At least one recent case has been reported in the media about doctors behaving badly while a patient is sedated, playing practical jokes and verbally disparaging the patient to other staff members. In one that case, a jury agreed that the behavior of the doctor and his staff rose to the level of medical malpractice and even defamation, awarding $500,000 to the man who was subjected to the behavior.

In that case, the patient, knowing that he would be unconscious during a colonoscopy, turned on his cellphone recorder to capture the doctor’s post-procedure instructions. Instead, the recording revealed the doctor performing the procedure saying that she should have manned the patient up a little bit in pre-op. She also commented to others assisting her that a rash appearing on the man could have been syphilis. The doctor also marked a diagnosis of hemorrhoids on the man’s chart, even though he didn’t have them.

In South Carolina, medical malpractice is defined as, “doing that which the reasonably prudent health care provider or health care institution would not do or not doing that which the reasonably prudent health care provider or health care institution would do in the same or similar circumstances.”

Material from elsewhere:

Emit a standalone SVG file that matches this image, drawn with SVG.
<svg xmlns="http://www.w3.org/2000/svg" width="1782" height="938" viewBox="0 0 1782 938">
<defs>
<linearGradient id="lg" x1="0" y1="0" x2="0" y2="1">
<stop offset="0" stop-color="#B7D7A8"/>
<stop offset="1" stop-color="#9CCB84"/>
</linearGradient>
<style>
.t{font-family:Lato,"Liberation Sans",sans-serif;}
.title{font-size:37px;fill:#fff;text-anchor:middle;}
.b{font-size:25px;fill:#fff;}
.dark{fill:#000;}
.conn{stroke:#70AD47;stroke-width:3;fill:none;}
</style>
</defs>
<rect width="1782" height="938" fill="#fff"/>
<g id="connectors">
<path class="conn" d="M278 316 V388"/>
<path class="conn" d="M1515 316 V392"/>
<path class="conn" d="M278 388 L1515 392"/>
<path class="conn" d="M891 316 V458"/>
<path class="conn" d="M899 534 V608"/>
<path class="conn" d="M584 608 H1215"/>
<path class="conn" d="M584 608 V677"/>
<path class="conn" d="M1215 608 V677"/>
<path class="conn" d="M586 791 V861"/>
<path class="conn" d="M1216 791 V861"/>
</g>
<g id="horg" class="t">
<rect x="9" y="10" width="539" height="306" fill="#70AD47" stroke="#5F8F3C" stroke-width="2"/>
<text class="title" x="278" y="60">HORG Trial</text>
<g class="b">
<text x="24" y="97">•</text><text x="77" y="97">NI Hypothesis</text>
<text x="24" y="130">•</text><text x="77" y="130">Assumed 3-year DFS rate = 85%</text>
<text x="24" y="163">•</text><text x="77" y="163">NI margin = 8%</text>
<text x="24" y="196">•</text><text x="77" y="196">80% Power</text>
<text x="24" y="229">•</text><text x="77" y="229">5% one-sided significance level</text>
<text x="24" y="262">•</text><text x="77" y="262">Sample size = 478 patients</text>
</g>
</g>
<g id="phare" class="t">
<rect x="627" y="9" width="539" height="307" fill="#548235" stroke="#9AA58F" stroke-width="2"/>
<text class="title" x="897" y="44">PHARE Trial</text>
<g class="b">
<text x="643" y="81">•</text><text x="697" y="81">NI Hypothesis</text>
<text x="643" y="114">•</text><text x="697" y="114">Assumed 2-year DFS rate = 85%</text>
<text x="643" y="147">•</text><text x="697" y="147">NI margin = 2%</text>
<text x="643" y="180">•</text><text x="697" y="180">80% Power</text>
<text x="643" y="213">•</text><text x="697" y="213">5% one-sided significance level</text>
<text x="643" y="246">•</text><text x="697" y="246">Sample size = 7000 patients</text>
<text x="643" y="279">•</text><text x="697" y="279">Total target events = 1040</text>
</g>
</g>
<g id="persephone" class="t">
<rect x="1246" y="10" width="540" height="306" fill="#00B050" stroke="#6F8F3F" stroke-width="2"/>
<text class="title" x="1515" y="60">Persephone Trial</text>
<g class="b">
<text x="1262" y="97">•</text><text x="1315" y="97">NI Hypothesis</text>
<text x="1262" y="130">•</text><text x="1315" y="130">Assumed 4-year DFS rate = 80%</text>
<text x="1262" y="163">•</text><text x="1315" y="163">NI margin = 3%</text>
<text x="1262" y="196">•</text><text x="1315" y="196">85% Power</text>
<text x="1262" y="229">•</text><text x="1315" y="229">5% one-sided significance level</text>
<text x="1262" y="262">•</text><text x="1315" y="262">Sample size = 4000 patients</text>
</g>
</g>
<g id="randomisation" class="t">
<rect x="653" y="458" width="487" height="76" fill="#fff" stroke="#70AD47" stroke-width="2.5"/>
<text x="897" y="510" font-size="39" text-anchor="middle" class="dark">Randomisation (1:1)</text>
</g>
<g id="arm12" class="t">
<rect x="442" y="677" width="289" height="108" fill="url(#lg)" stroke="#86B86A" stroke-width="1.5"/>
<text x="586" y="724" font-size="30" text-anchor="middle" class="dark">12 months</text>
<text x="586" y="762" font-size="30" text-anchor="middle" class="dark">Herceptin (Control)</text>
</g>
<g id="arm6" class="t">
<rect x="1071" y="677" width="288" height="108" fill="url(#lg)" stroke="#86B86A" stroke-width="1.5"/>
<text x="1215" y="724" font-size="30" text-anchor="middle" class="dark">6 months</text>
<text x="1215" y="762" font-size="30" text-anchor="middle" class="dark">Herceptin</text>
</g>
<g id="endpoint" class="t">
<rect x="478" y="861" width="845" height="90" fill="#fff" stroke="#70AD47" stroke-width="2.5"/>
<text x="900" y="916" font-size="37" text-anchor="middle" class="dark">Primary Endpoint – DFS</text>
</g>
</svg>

Note that the law doesn’t specifically limit the behavior to an actual part of the procedure which could certainly open the door for liability for this type of behavior.

Medical malpractice cases can be difficult to navigate in South Carolina. Before going to court, South Carolina requires that the parties meet in some form of alternative dispute resolution such as mediation or arbitration. If the suit makes it past that step, then a Notice of Intent to File Suit along with the opinion of an expert supporting the claim of malpractice must be filed.

Given the procedural red tape, along with the various natures of malpractice claims, the assistance of an attorney experienced in South Carolina medical malpractice litigation can be an important part of recovering an award.